Exactly what I've been thinking. Add to this the fact that I've always liked bows that place the grip point more centered to the bow with the arrow riding above center. The Apex comes to mind as well as the Vantage Elite.


----------



## SonnyThomas (Sep 10, 2006)

Sort of wide range to play with, the d-loop. I never cared for center of the arrow shaft below the bottom of the berger hole, but some like it. My present bow I have the center of the arrow at the top of the berger hole. Can't say it's any different than center/center.


----------



## WhitBri (Jan 30, 2007)

This thread and my bow change this year have made me question a lot in regards to steady hold. I made a switch from an apex 8 to victory this year. I just wanted a change and thought they would be equal in the end as both good bows. Well I was wrong and for me the victory holds steadier and longer for me. And for my sanity I would love to know why. But the bows are so different I may never know as can't select the variable individually. Victory has limb stops, more low wrist grip, below center grip, slightly less ata, cam system so how do you figure. Heck my dl is now 5/8" shorter measured with the victory, guessing that has to do with low grip and lower wrist grip. 
Now target bow wise I have only shot a C4, apex and victory, so could a change to hoyt of pse done the same thing? maybe.

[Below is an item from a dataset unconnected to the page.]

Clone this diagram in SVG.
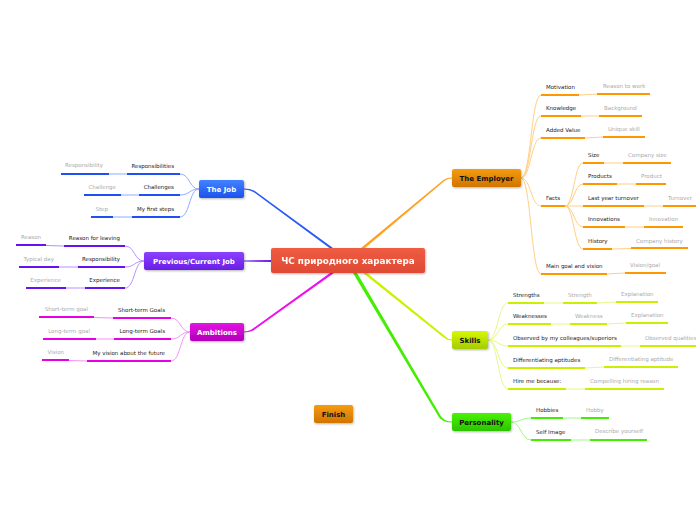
<svg xmlns="http://www.w3.org/2000/svg" width="696" height="520" viewBox="0 0 696 520">
<style>
.t{font-family:"DejaVu Sans",sans-serif;font-size:5.5px;fill:#222}
.g{font-family:"DejaVu Sans",sans-serif;font-size:5.5px;fill:#aaa}
.e{text-anchor:end}
.m{font-family:"DejaVu Sans",sans-serif;font-weight:bold;font-size:7px;text-anchor:middle;fill:#fff}
.k{fill:#111}
.bar{stroke-width:2.2;stroke-linecap:butt;fill:none}
.c{stroke-width:1;fill:none}
.bB{stroke:#1f50f5}.cB{stroke:#8eabff}
.bP{stroke:#6414f0}.cP{stroke:#b592ff}
.bM{stroke:#e600e6}.cM{stroke:#f592f5}
.bO{stroke:#ff9800}.cO{stroke:#ffcf85}
.bY{stroke:#ccee00}.cY{stroke:#e8f78a}
.bG{stroke:#44ee00}.cG{stroke:#a2f785}
</style>
<defs>
<filter id="sh" x="-20%" y="-30%" width="140%" height="170%"><feDropShadow dx="0.8" dy="1" stdDeviation="0.8" flood-color="#000" flood-opacity="0.3"/></filter>
<linearGradient id="gB" x1="0" y1="0" x2="0" y2="1"><stop offset="0" stop-color="#4282ff"/><stop offset="1" stop-color="#1c52ec"/></linearGradient>
<linearGradient id="gP" x1="0" y1="0" x2="0" y2="1"><stop offset="0" stop-color="#8c40ff"/><stop offset="1" stop-color="#6a1ee6"/></linearGradient>
<linearGradient id="gM" x1="0" y1="0" x2="0" y2="1"><stop offset="0" stop-color="#e414e4"/><stop offset="1" stop-color="#b000b8"/></linearGradient>
<linearGradient id="gO" x1="0" y1="0" x2="0" y2="1"><stop offset="0" stop-color="#f59c12"/><stop offset="1" stop-color="#d07400"/></linearGradient>
<linearGradient id="gY" x1="0" y1="0" x2="0" y2="1"><stop offset="0" stop-color="#d8f800"/><stop offset="1" stop-color="#a4cc00"/></linearGradient>
<linearGradient id="gG" x1="0" y1="0" x2="0" y2="1"><stop offset="0" stop-color="#48f400"/><stop offset="1" stop-color="#2cc400"/></linearGradient>
<linearGradient id="gR" x1="0" y1="0" x2="0" y2="1"><stop offset="0" stop-color="#ee5c42"/><stop offset="1" stop-color="#e04a34"/></linearGradient>
</defs>
<rect width="696" height="520" fill="#fff"/>
<g id="connectors">
<path d="M333,248 L254.5,190.7 Q250,188.5 244,188.5 L244,189.5 Q249.5,189.5 253.5,192 L329.5,248 Z" fill="#2a5cf5"/>
<path d="M361,248 L444,179.5 Q447,177.5 452,177.5 L452,178.5 Q447.5,178.5 445,180.5 L365,248 Z" fill="#ffa020"/>
<path d="M271,259.9 L271,262.1 L244,261.5 L244,260.5 Z" fill="#6a1ee8"/>
<path d="M334,273 L253,330.8 Q249,332.5 244,332.5 L244,331.5 Q248,331.5 251.5,329.5 L330,273 Z" fill="#ee10ee"/>
<path d="M353,273 L438.5,416.5 Q442,422.5 452,422.5 L452,421.5 Q444,421.5 440.5,415.5 L357,273 Z" fill="#44ee00"/>
<path d="M363,273 L444,337.8 Q447,340.5 452,340.5 L452,339.5 Q448,339.5 445.5,336.6 L367,273 Z" fill="#ccf000"/>
<path class="c cB" d="M199,189 C189,189 190,174 180,174 M199,189 C189,189 190,195 180,195 M199,189 C189,189 190,217 180,217 M109,174 L127,174 M121,195 L139,195 M113,217 L132,217"/>
<path class="c cP" d="M144,261 C134,261 135,246 125,246 M144,261 C134,261 135,267 125,267 M144,261 C134,261 135,288 125,288 M46,245.5 L64,246 M59,267 L78,267 M66,288 L85,288"/>
<path class="c cM" d="M190,332 C180,332 181,318 171,318 M190,332 C180,332 181,339 171,339 M190,332 C180,332 181,361 171,361 M94,317.5 L113,318 M96,339 L114,339 M69,360.5 L87,361"/>
<path class="c cO" d="M521,178 C531,178 531,95 541,95 M521,178 C531,178 531,116 541,116 M521,178 C531,178 531,138 541,138 M521,178 C531,178 531,206 541,206 M521,178 C531,178 531,274 541,274 M579,95 L597,94 M581,116 L599,116 M585,138 L603,137 M607,274 L625,273 M565,206 C574,206 574,163 583,163 M565,206 C574,206 574,184 583,184 M565,206 L583,206 M565,206 C574,206 574,227 583,227 M565,206 C574,206 574,249 583,249 M604,163 L623,163 M617,184 L636,184 M644,206 L663,206 M625,227 L644,227 M612,249 L631,248.5"/>
<path class="c cY" d="M488,340 C498,340 498,303 508,303 M488,340 C498,340 498,324 508,324 M488,340 C498,340 498,346 508,346 M488,340 C498,340 498,368 508,368 M488,340 C498,340 498,389 508,389 M544,303 L563,303 M597,303 L616,302 M551,324 L570,324 M607,324 L626,323 M621,346 L640,346 M585,368 L604,367 M566,389 L585,389"/>
<path class="c cG" d="M511,422 C521,422 521,418 531,418 M511,422 C521,422 521,440 531,440 M563,418 L581,418 M571,440 L590,440"/>
</g>
<g id="center" filter="url(#sh)"><rect x="271" y="248" width="154" height="25" rx="2" fill="url(#gR)"/><text class="m" x="348" y="264.2" style="font-size:8.8px">ЧС природного характера</text></g>
<g id="the-job">
<rect x="199" y="180" width="45" height="18" rx="2" fill="url(#gB)" filter="url(#sh)"/><text class="m" x="221.5" y="191.5">The Job</text>
<path class="bar bB" d="M127,174 H180 M61,174 H109 M139,195 H180 M84,195 H121 M132,217 H180 M91,217 H113"/>
<text class="t e" x="174" y="168">Responsibilities</text><text class="g e" x="103" y="167">Responsibility</text>
<text class="t e" x="174" y="189">Challenges</text><text class="g e" x="116" y="188.5">Challenge</text>
<text class="t e" x="174" y="211">My first steps</text><text class="g e" x="108" y="210.5">Step</text>
</g>
<g id="previous-job">
<rect x="144" y="252" width="100" height="18" rx="2" fill="url(#gP)" filter="url(#sh)"/><text class="m" x="194" y="263.5">Previous/Current Job</text>
<path class="bar bP" d="M64,246 H125 M16,245 H46 M78,267 H125 M19,267 H59 M85,288 H125 M26,288 H66"/>
<text class="t e" x="120" y="240">Reason for leaving</text><text class="g e" x="41" y="239">Reason</text>
<text class="t e" x="120" y="261">Responsibility</text><text class="g e" x="54" y="261">Typical day</text>
<text class="t e" x="120" y="282">Experience</text><text class="g e" x="61" y="282">Experience</text>
</g>
<g id="ambitions">
<rect x="190" y="323" width="54" height="18" rx="2" fill="url(#gM)" filter="url(#sh)"/><text class="m" x="217" y="334.5">Ambitions</text>
<path class="bar bM" d="M113,318 H171 M39,317 H94 M114,339 H171 M43,339 H96 M87,361 H171 M42,360 H69"/>
<text class="t e" x="165" y="312">Short-term Goals</text><text class="g e" x="88" y="311">Short-term goal</text>
<text class="t e" x="165" y="333">Long-term Goals</text><text class="g e" x="90" y="333">Long-term goal</text>
<text class="t e" x="165" y="355">My vision about the future</text><text class="g e" x="64" y="354">Vision</text>
</g>
<g id="the-employer">
<rect x="452" y="169" width="69" height="18" rx="2" fill="url(#gO)" filter="url(#sh)"/><text class="m k" x="486.5" y="180.5">The Employer</text>
<path class="bar bO" d="M541,95 H579 M597,94 H650 M541,116 H581 M599,116 H642 M541,138 H585 M603,137 H645 M541,206 H565 M541,274 H607 M625,273 H666 M583,163 H604 M623,163 H671 M583,184 H617 M636,184 H666 M583,206 H644 M663,206 H696 M583,227 H625 M644,227 H683 M583,249 H612 M631,248 H688"/>
<text class="t" x="546" y="89">Motivation</text><text class="g" x="603" y="88">Reason to work</text>
<text class="t" x="546" y="110">Knowledge</text><text class="g" x="604" y="110">Background</text>
<text class="t" x="546" y="132">Added Value</text><text class="g" x="608" y="131">Unique skill</text>
<text class="t" x="546" y="200">Facts</text>
<text class="t" x="588" y="157">Size</text><text class="g" x="628" y="157">Company size</text>
<text class="t" x="588" y="178">Products</text><text class="g" x="641" y="178">Product</text>
<text class="t" x="588" y="200">Last year turnover</text><text class="g" x="668" y="200">Turnover</text>
<text class="t" x="588" y="221">Innovations</text><text class="g" x="649" y="221">Innovation</text>
<text class="t" x="588" y="243">History</text><text class="g" x="636" y="243">Company history</text>
<text class="t" x="546" y="268">Main goal and vision</text><text class="g" x="630" y="267">Vision/goal</text>
</g>
<g id="skills">
<rect x="452" y="331" width="36" height="18" rx="2" fill="url(#gY)" filter="url(#sh)"/><text class="m k" x="470" y="342.5">Skills</text>
<path class="bar bY" d="M508,303 H544 M563,303 H597 M616,302 H658 M508,324 H551 M570,324 H607 M626,323 H668 M508,346 H621 M640,346 H696 M508,368 H585 M604,367 H678 M508,389 H566 M585,389 H664"/>
<text class="t" x="513" y="297">Strengths</text><text class="g" x="568" y="297">Strength</text><text class="g" x="621" y="296">Explanation</text>
<text class="t" x="513" y="318">Weaknesses</text><text class="g" x="575" y="318">Weakness</text><text class="g" x="631" y="317">Explanation</text>
<text class="t" x="513" y="340">Observed by my colleagues/superiors</text><text class="g" x="645" y="340">Observed qualities</text>
<text class="t" x="513" y="362">Differentiating aptitudes</text><text class="g" x="609" y="361">Differentiating aptitude</text>
<text class="t" x="513" y="383">Hire me because:</text><text class="g" x="590" y="383">Compelling hiring reason</text>
</g>
<g id="personality">
<rect x="452" y="413" width="59" height="18" rx="2" fill="url(#gG)" filter="url(#sh)"/><text class="m k" x="481.5" y="424.5">Personality</text>
<path class="bar bG" d="M531,418 H563 M581,418 H609 M531,440 H571 M590,440 H647"/>
<text class="t" x="536" y="412">Hobbies</text><text class="g" x="586" y="412">Hobby</text>
<text class="t" x="536" y="434">Self Image</text><text class="g" x="595" y="433">Describe yourself</text>
</g>
<g id="finish">
<rect x="314" y="405" width="39" height="18" rx="2" fill="url(#gO)" filter="url(#sh)"/><text class="m k" x="333.5" y="416.5">Finish</text>
</g>
</svg>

But its made me a believer that equipment matters too.


----------



## cbrunson (Oct 25, 2010)

WhitBri said:


> This thread and my bow change this year have made me question a lot in regards to steady hold. I made a switch from an apex 8 to victory this year. I just wanted a change and thought they would be equal in the end as both good bows. Well I was wrong and for me the victory holds steadier and longer for me. And for my sanity I would love to know why. But the bows are so different I may never know as can't select the variable individually. Victory has limb stops, more low wrist grip, below center grip, slightly less ata, cam system so how do you figure. Heck my dl is now 5/8" shorter measured with the victory, guessing that has to do with low grip and lower wrist grip.
> Now target bow wise I have only shot a C4, apex and victory, so could a change to hoyt of pse done the same thing? maybe. But its made me a believer that equipment matters too.


On the other side of the coin, I had both a Podium and a Victory up until a few days ago when I sold the Victory. I could shoot the victory very well. Perhaps if I gave it more time and testing I'd still have it, but I didn't care for the grip. I know a lot of people really like it but I felt like I had to hunt for a good feel and then palm it pretty heavy to stay consistent with right and left. Knowing that I "could" get it made me a believer that it is an adaptation thing. I chose the more familiar of the two, going forward.


----------



## jim p (Oct 29, 2003)

If you are suffering from loss of strength, try getting your bow as light as possible. Use the longest stabilizers that you can find and use very light weight or even no extra weight on the end of the stabilizers.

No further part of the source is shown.